The Digital Entertainment Machine

The business of digital entertainment isn’t just about hit shows. It is a three-way battle for pipes, pockets, and eyeballs. Success hinges on efficient distribution, smart monetization, and capturing fragmented consumer attention in a crowded digital world.

Focusing solely on content is a mistake. The real game is how you get that content to users, how you make money from it, and how you keep people from clicking away.

Content is king, but distribution is the kingdom. Getting your app on every smart TV, mobile device, and gaming console is non-negotiable. Seamless user experience across platforms isn’t a perk; it’s table stakes.

Regional strategies highlight this. Services like Aha or SunNXT thrive by mastering local language content and distribution networks. They are not just translating; they are localizing the entire path to the viewer, building a moat against global players.
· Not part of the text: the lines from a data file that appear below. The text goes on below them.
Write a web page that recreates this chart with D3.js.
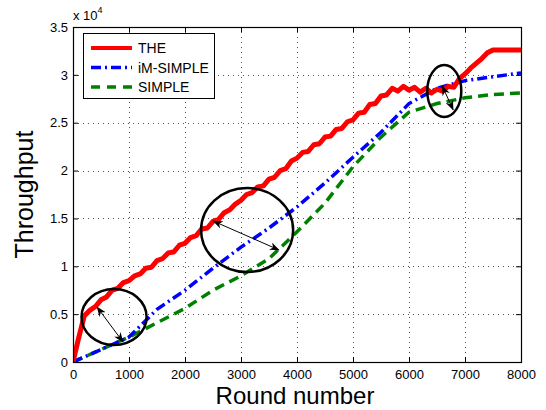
<!DOCTYPE html>
<html>
<head>
<meta charset="utf-8">
<script src="https://cdn.jsdelivr.net/npm/d3@7"></script>
<style>
  body { margin: 0; background: #fff; }
  svg { font-family: "Liberation Sans", Arial, Helvetica, sans-serif; }
</style>
</head>
<body>
<div id="chart"><svg id="plot"></svg></div>
<script>
// [round, throughput]
const theData = [
  [0,0],[100,2500],[200,4800],[300,5400],[400,5800],[500,6500],[600,6800],[700,7500],[800,7700],[900,8300],
  [1000,8500],[1100,9000],[1200,9200],[1300,9800],[1400,9900],[1500,10600],[1600,10800],[1700,11400],[1800,11500],[1900,12200],
  [2000,12400],[2100,13000],[2200,13200],[2300,13900],[2400,14000],[2500,14700],[2600,14900],[2700,15600],[2800,15900],[2900,16500],
  [3000,16900],[3100,17500],[3200,17700],[3300,18300],[3400,18400],[3500,19100],[3600,19300],[3700,20000],[3800,20200],[3900,21000],
  [4000,21300],[4100,21900],[4200,22000],[4300,22700],[4400,22800],[4500,23500],[4600,23600],[4700,24300],[4800,24400],[4900,25100],
  [5000,25300],[5100,26000],[5200,26100],[5300,26900],[5400,27000],[5500,27800],[5600,27900],[5700,28600],[5800,28300],[5900,28800],
  [6000,28400],[6100,28700],[6200,28200],[6300,28600],[6400,28100],[6500,28500],[6600,28300],[6700,28800],[6800,28700],[6900,29600],
  [7000,30100],[7100,30700],[7200,31200],[7300,31700],[7400,32300],[7500,32600],[8000,32600]
];

const imSimpleData = [
  [0,0],[500,1300],[1000,2600],[1500,5500],[2000,7500],[2500,9800],[3000,12000],[3500,14000],[4000,16200],
  [4500,18700],[5000,21400],[5500,24000],[6000,27000],[6500,28600],[7000,29400],[7500,29800],[8000,30200]
];

const simpleData = [
  [0,0],[500,1300],[1000,2600],[1500,4100],[2000,5600],[2500,7500],[3000,9000],[3500,10800],[4000,13600],
  [4500,16600],[5000,20400],[5500,23500],[6000,26100],[6500,27000],[7000,27600],[7500,27950],[8000,28100]
];

const xTicks = [0,1000,2000,3000,4000,5000,6000,7000,8000];
const yTicks = [0,5000,10000,15000,20000,25000,30000,35000];
const seriesNames = ['THE', 'iM-SIMPLE', 'SIMPLE'];

// annotations: ellipses [cx, cy, rx, ry] and double arrows [x1, y1, x2, y2], in data units
const ellipses = [
  [733, 4700, 581, 2925],
  [3109, 13790, 822, 4390],
  [6630, 28310, 304, 2716]
];
const arrows = [
  [429, 5750, 893, 2090],
  [2502, 14730, 3681, 11700],
  [6594, 28840, 6790, 26330]
];

const margin = {top: 27, right: 25, bottom: 48, left: 73};
const width = 546 - margin.left - margin.right;
const height = 410 - margin.top - margin.bottom;

const root = d3.select('#plot').attr('width', 546).attr('height', 410);

const defs = root.append('defs');
defs.append('clipPath').attr('id', 'clip')
  .append('rect').attr('width', width).attr('height', height);
defs.append('marker')
  .attr('id', 'head')
  .attr('markerUnits', 'userSpaceOnUse')
  .attr('viewBox', '0 0 10 8')
  .attr('markerWidth', 10).attr('markerHeight', 8)
  .attr('refX', 9.5).attr('refY', 4)
  .attr('orient', 'auto-start-reverse')
  .append('path').attr('d', 'M0,0 L10,4 L0,8 L3,4 Z').attr('fill', '#000');

const svg = root.append('g')
  .attr('transform', 'translate(' + margin.left + ',' + margin.top + ')');

const x = d3.scaleLinear().domain([0, 8000]).range([0, width]);
const y = d3.scaleLinear().domain([0, 35000]).range([height, 0]);

// grid
svg.append('g').selectAll('line')
  .data(xTicks.slice(1, -1)).join('line')
  .attr('x1', d => Math.round(x(d)) + 0.5).attr('x2', d => Math.round(x(d)) + 0.5)
  .attr('y1', 0).attr('y2', height)
  .attr('stroke', '#555').attr('stroke-dasharray', '1,4');
svg.append('g').selectAll('line')
  .data(yTicks.slice(1, -1)).join('line')
  .attr('y1', d => Math.round(y(d)) + 0.5).attr('y2', d => Math.round(y(d)) + 0.5)
  .attr('x1', 0).attr('x2', width)
  .attr('stroke', '#555').attr('stroke-dasharray', '1,4');

// lines
const line = d3.line().x(d => x(d[0])).y(d => y(d[1]));
const plot = svg.append('g').attr('clip-path', 'url(#clip)');

plot.append('path').datum(simpleData)
  .attr('fill', 'none').attr('stroke', '#008000').attr('stroke-width', 3.5)
  .attr('stroke-dasharray', '10,6').attr('d', line);
plot.append('path').datum(imSimpleData)
  .attr('fill', 'none').attr('stroke', '#0000ff').attr('stroke-width', 3.5)
  .attr('stroke-dasharray', '10,4,2,4').attr('d', line);
plot.append('path').datum(theData)
  .attr('fill', 'none').attr('stroke', '#ff0000').attr('stroke-width', 5)
  .attr('stroke-linejoin', 'round').attr('d', line);

// annotations
svg.append('g').selectAll('ellipse')
  .data(ellipses).join('ellipse')
  .attr('cx', d => x(d[0])).attr('cy', d => y(d[1]))
  .attr('rx', d => x(d[2]) - x(0)).attr('ry', d => y(0) - y(d[3]))
  .attr('fill', 'none').attr('stroke', '#000').attr('stroke-width', 2.5);
svg.append('g').selectAll('line')
  .data(arrows).join('line')
  .attr('x1', d => x(d[0])).attr('y1', d => y(d[1]))
  .attr('x2', d => x(d[2])).attr('y2', d => y(d[3]))
  .attr('stroke', '#000').attr('stroke-width', 1)
  .attr('marker-start', 'url(#head)').attr('marker-end', 'url(#head)');

// axes (inward ticks on all four sides)
svg.append('g')
  .attr('transform', 'translate(0,' + height + ')')
  .call(d3.axisBottom(x).tickValues(xTicks).tickSize(-5).tickPadding(8).tickFormat(d3.format('d')));
svg.append('g')
  .call(d3.axisLeft(y).tickValues(yTicks).tickSize(-5).tickPadding(5).tickFormat(d => d / 10000));
svg.append('g')
  .call(d3.axisTop(x).tickValues(xTicks).tickSize(-5).tickFormat(''));
svg.append('g')
  .attr('transform', 'translate(' + width + ',0)')
  .call(d3.axisRight(y).tickValues(yTicks).tickSize(-5).tickFormat(''));

svg.selectAll('.domain').remove();
svg.selectAll('.tick line').attr('stroke', '#000');
svg.selectAll('.tick text').attr('font-size', 13).attr('fill', '#000')
  .attr('font-family', '"Liberation Sans", Arial, sans-serif');

svg.append('rect')
  .attr('x', 0.5).attr('y', 0.5).attr('width', width).attr('height', height)
  .attr('fill', 'none').attr('stroke', '#000').attr('stroke-width', 1.2);

// exponent label
const expo = svg.append('text').attr('x', 0).attr('y', -7).attr('font-size', 13);
expo.append('tspan').text('x 10');
expo.append('tspan').attr('font-size', 9).attr('dy', -7).text('4');

// axis titles
svg.append('text')
  .attr('x', width / 2 - 2).attr('y', height + 42)
  .attr('text-anchor', 'middle').attr('font-size', 24)
  .text('Round number');
svg.append('text')
  .attr('transform', 'translate(' + (-40) + ',' + (height / 2) + ') rotate(-90)')
  .attr('text-anchor', 'middle').attr('font-size', 25)
  .text('Throughput');

// legend
const legend = svg.append('g').attr('transform', 'translate(10,6)');
legend.append('rect')
  .attr('x', 0.5).attr('y', 0.5).attr('width', 131).attr('height', 65)
  .attr('fill', '#fff').attr('stroke', '#000').attr('stroke-width', 1);
const legStyles = [
  {color: '#ff0000', dash: null, w: 4},
  {color: '#0000ff', dash: '10,4,2,4', w: 3.5},
  {color: '#008000', dash: '9,7', w: 3.5}
];
seriesNames.forEach((name, i) => {
  const yy = 15 + i * 19.5;
  legend.append('line')
    .attr('x1', 8).attr('x2', 49).attr('y1', yy).attr('y2', yy)
    .attr('stroke', legStyles[i].color).attr('stroke-width', legStyles[i].w)
    .attr('stroke-dasharray', legStyles[i].dash);
  legend.append('text')
    .attr('x', 55).attr('y', yy + 5).attr('font-size', 14)
    .text(name);
});
</script>
</body>
</html>
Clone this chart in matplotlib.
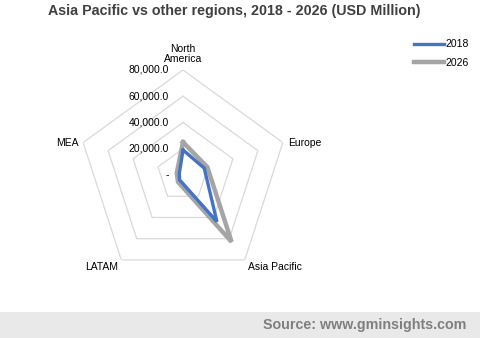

Underneath it all lies infrastructure. The digital pipes that deliver a seamless stream directly impact subscriber churn. Buffering kills loyalty faster than a bad plot twist.

Think about CDNs, cloud computing, and local server farms. These are the unsung heroes of smooth streaming. While Stadia famously flopped, cloud gaming platforms like Xbox Cloud Gaming or GeForce Now show the increasing reliance on robust, low-latency infrastructure. If content can’t flow, users won’t pay.

Then comes advertising. AVOD is no longer the ugly stepsister. Netflix and Disney+ both launched ad-supported tiers, signaling a shift. Subscriber saturation drove this, along with the need for new ARPU levers. It’s a clear signal: pure SVOD is a harder climb.

These ad tiers aren’t just selling impressions. They sell highly targeted impressions based on viewer data. YouTube and Prime Video built empires on this. Who gains? The platforms, which unlock new revenue, and advertisers who get premium, targeted inventory. What to watch: ad load and its impact on churn.

Finally, the toughest fight: consumer attention economics. This isn’t just Netflix versus Disney. It’s streaming versus TikTok, YouTube Shorts, Roblox, and Fortnite. Screen time is finite, and the competition for it is brutal.

Gaming platforms often boast MAU/DAU numbers that dwarf traditional streamers. Epic Games’ Fortnite pulls billions in revenue, proving interactive entertainment is a major threat. Roblox attracts millions of daily users, holding their attention for hours.

Short-form video’s dominance on mobile is another headache. It captures fleeting moments throughout the day. This fragmented attention makes user stickiness difficult to achieve for long-form content platforms.

The solution isn’t simple. Platforms must integrate gaming, shoppable content, or other interactive elements to keep users on-platform longer. The future of digital entertainment isn’t just about creating a binge-worthy show. It’s about owning the pipes, monetizing every single view, and out-competing every other digital distraction fighting for a slice of the pie.